JuliaParallel / MPI.jl

MPI wrappers for Julia
https://juliaparallel.org/MPI.jl/
The Unlicense
376 stars 122 forks source link

Investigate need for `JULIA_CUDA_MEMORY_POOL=none` #843

Open vchuravy opened 3 months ago

vchuravy commented 3 months ago

One datapoint is that locally on OpenMPI 5, the test ran fine on one GPU.

There was a discussion elsewhere (maybe @maleadt remembers) if that flag is still needed or what MPI versions can now handle the new memory interface.

luraess commented 3 months ago

Tim Besard: Could somebody who understands CUDA + OpenMPI re-evaluate https://github.com/JuliaParallel/MPI.jl/pull/537? IIUC, the fact that UCX now supports the CUDA stream-ordered allocator (https://github.com/openucx/ucx/blob/04897a079ac88713842f7209c5e82430d095444e/NEWS#L63) means that this workaround shouldn't be suggested anymore.
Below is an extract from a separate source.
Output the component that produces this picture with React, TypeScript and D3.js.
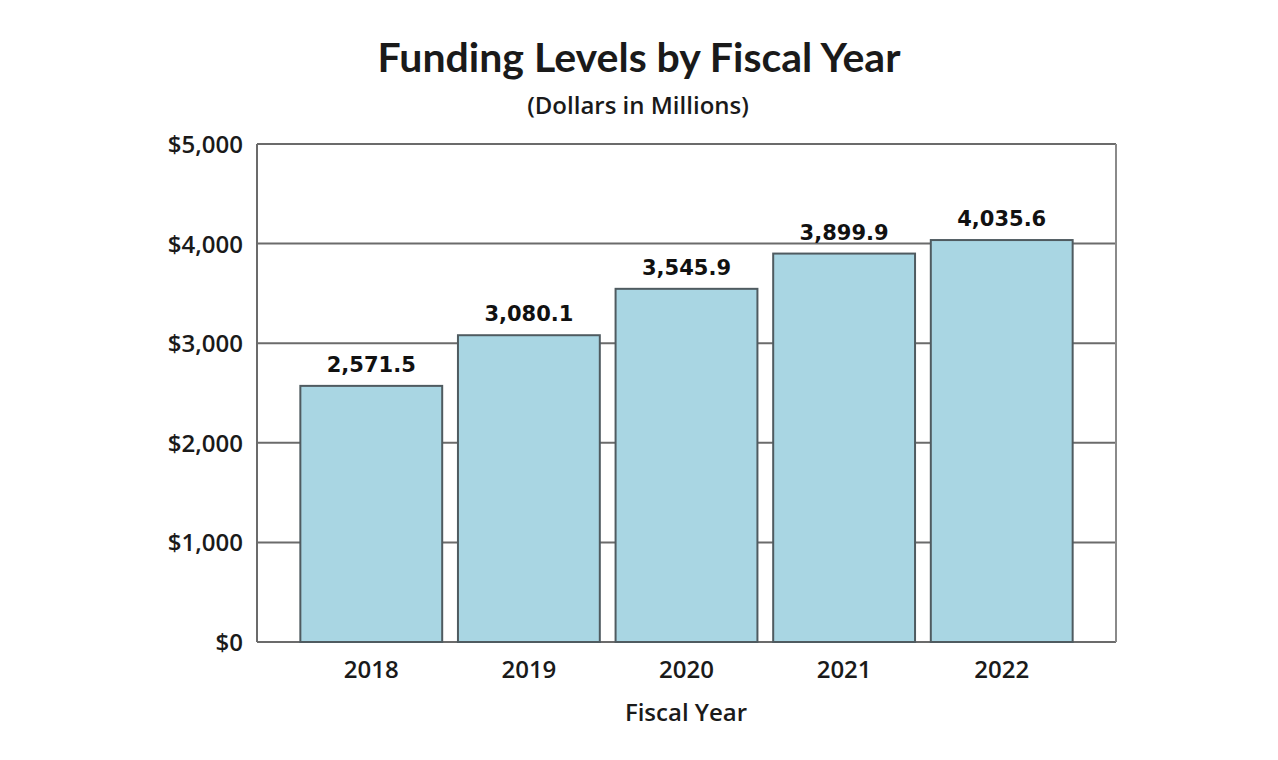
import React from "react";
import * as d3 from "d3";

const years = ["2018", "2019", "2020", "2021", "2022"];
const funding = [2571.5, 3080.1, 3545.9, 3899.9, 4035.6];
const yTicks = [0, 1000, 2000, 3000, 4000, 5000];

const W = 1278, H = 760;
const left = 257, right = 1116, top = 144, bottom = 642;

export default function App() {
  const x = d3.scaleBand<string>().domain(years).range([left, right]).paddingInner(0.1).paddingOuter(0.275);
  const y = d3.scaleLinear().domain([0, 5000]).range([bottom, top]);
  const fmtTick = (v: number) => "$" + d3.format(",")(v);
  const fmtVal = d3.format(",.1f");
  const font = "'Open Sans', Lato, sans-serif";
  return (
    <svg width={W} height={H} style={{ position: "absolute", left: 0, top: 0 }}>
      <rect x={0} y={0} width={W} height={H} fill="#fff" />
      <text x={639} y={72} textAnchor="middle" fontFamily="Lato, sans-serif" fontWeight={700} fontSize={41} fill="#1a1a1a">Funding Levels by Fiscal Year</text>
      <text x={638} y={114} textAnchor="middle" fontFamily={font} fontWeight={600} fontSize={24} fill="#1a1a1a">(Dollars in Millions)</text>
      {yTicks.map((t) => (
        <g key={t}>
          <line x1={left} x2={right} y1={y(t)} y2={y(t)} stroke="#6b6b6b" strokeWidth={2} />
          <text x={243} y={y(t) + 9} textAnchor="end" fontFamily={font} fontWeight={600} fontSize={24} fill="#1a1a1a">{fmtTick(t)}</text>
        </g>
      ))}
      <line x1={left} x2={left} y1={top} y2={bottom} stroke="#6b6b6b" strokeWidth={2} />
      <line x1={right} x2={right} y1={top} y2={bottom} stroke="#8a8a8a" strokeWidth={2} />
      {years.map((yr, i) => (
        <g key={yr}>
          <rect x={x(yr)!} y={y(funding[i])} width={x.bandwidth()} height={bottom - y(funding[i])} fill="#a9d6e3" stroke="#4f5b60" strokeWidth={2} />
          <text x={x(yr)! + x.bandwidth() / 2} y={y(funding[i]) - 14} textAnchor="middle" fontFamily="'DejaVu Sans', sans-serif" fontWeight={700} fontSize={21} fill="#111">{fmtVal(funding[i])}</text>
          <text x={x(yr)! + x.bandwidth() / 2} y={678} textAnchor="middle" fontFamily={font} fontWeight={600} fontSize={24} fill="#1a1a1a">{yr}</text>
        </g>
      ))}
      <text x={686} y={721} textAnchor="middle" fontFamily={font} fontWeight={600} fontSize={24} fill="#1a1a1a">Fiscal Year</text>
    </svg>
  );
}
The reason being that it is pretty costly, performance wise, and I see it set all the time in HPC user's environments (presumably provided by the system config)

One could (and should) test but isn't UCX one amongst other PML and thus there may be no guarantee that it will just work on clusters not relying on UCX but e.g. libfabric?